The plot of “Time’s Arrow” is, as are all time-travel stories, a little complicated. A replica of Data’s head was found in a cave back on Earth, leading the crew of the USS Enterprise-D to investigate. Through a complex series of events, they find a species of pan-dimensional aliens resting in the cave, as well as a time portal that leads back centuries. The aliens have been plundering Earth’s past, sucking energy from the locals and using the energy as food. They’re essentially soul vampires. Data (Brent Spiner) is thrown back in time where he attempts to blend in, and where he meets a younger Guinan and Mark Twain in his heyday. The rest of the Enterprise crew follows Data later on.
It will be Twain who, thanks to Data’s odd appearance and some overheard sci-fi tech talk, begins to suspect that there may be a time traveler in their midst. Given that he wrote “A Connecticut Yankee in King Arthur’s Court” a few years prior to the events of “Time’s Arrow,” Twain is open to the fantastical possibility.
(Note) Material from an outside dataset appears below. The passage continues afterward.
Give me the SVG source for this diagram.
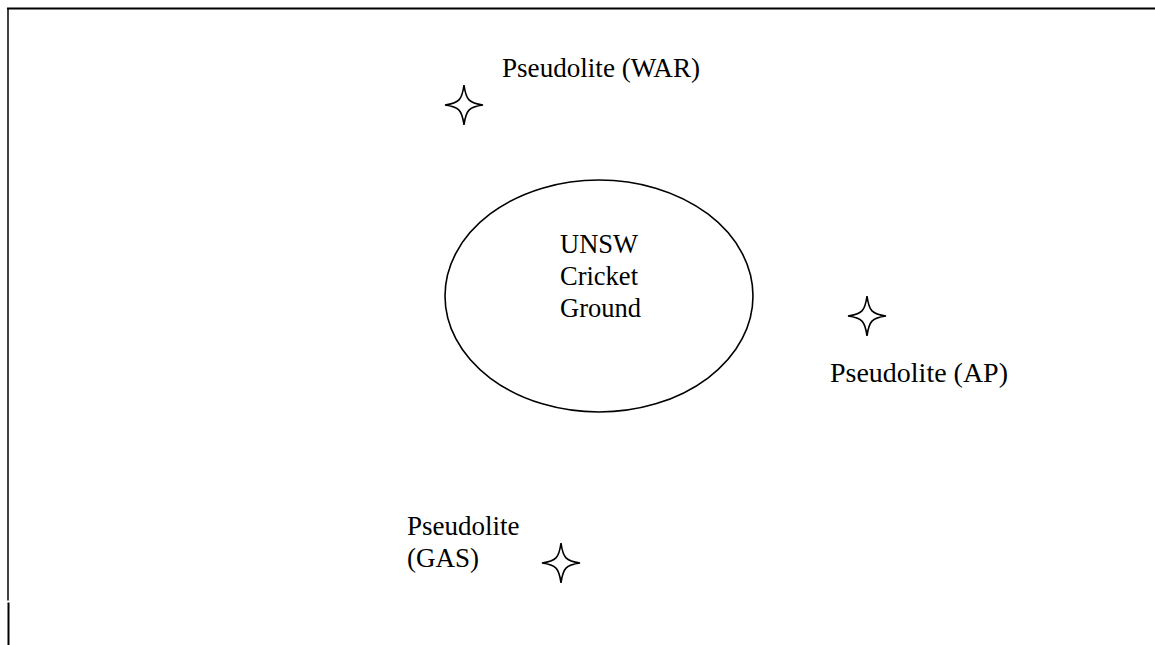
<svg xmlns="http://www.w3.org/2000/svg" width="1155" height="645" viewBox="0 0 1155 645">
  <style>
    .lbl { font-family: 'Liberation Serif', 'Times New Roman', serif; font-size: 27px; fill: #000; }
    .inner { font-size: 26.5px; }
    .star { fill: #fff; stroke: #000; stroke-width: 1.6; stroke-linejoin: miter; }
    .border { stroke: #000; fill: none; }
  </style>
  <defs>
    <path id="star4" d="M0,-20 C2,-5 5,-2 19,0 C5,2 2,5 0,20 C-2,5 -5,2 -19,0 C-5,-2 -2,-5 0,-20 Z"/>
  </defs>
  <rect width="1155" height="645" fill="#fff"/>
  <g id="frame">
    <line class="border" x1="7" y1="8.5" x2="1155" y2="8.5" stroke-width="2"/>
    <line class="border" x1="8" y1="8" x2="8" y2="600.5" stroke-width="1.5"/>
    <line class="border" x1="8.5" y1="602.5" x2="8.5" y2="645" stroke-width="2"/>
  </g>
  <g id="ground">
    <ellipse cx="599" cy="296" rx="154" ry="116" fill="none" stroke="#000" stroke-width="1.6"/>
    <text class="lbl inner" x="560" y="253">UNSW</text>
    <text class="lbl inner" x="560" y="285">Cricket</text>
    <text class="lbl inner" x="560" y="317">Ground</text>
  </g>
  <g id="pseudolite-war">
    <use href="#star4" class="star" x="464" y="105"/>
    <text class="lbl" x="502" y="77" textLength="198" lengthAdjust="spacingAndGlyphs">Pseudolite (WAR)</text>
  </g>
  <g id="pseudolite-ap">
    <use href="#star4" class="star" x="867" y="316"/>
    <text class="lbl" x="830" y="382" textLength="178" lengthAdjust="spacingAndGlyphs">Pseudolite (AP)</text>
  </g>
  <g id="pseudolite-gas">
    <use href="#star4" class="star" x="561" y="563"/>
    <text class="lbl" x="407" y="535">Pseudolite</text>
    <text class="lbl" x="407" y="567">(GAS)</text>
  </g>
  <g id="connectors"></g>
</svg>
Also, not to disappoint viewers, the writers of “Time’s Arrow” also wanted to feature a scene wherein Twain is brought back to the future where he would be allowed to wander the halls of the Enterprise. In a notable scene with Counselor Troi (Marina Sirtis), Twain finds the post-capitalist utopia of “Star Trek” baffling. He initially assumes that the Enterprise is built to destroy cities and engage in military conquest; he’s heard the “we’re only here to explore” line from too many colonialists in the past.
Troi explains there is no more poverty, and that power is no longer an end unto itself. Twain is impressed and says he’d give up cigars for a future like that.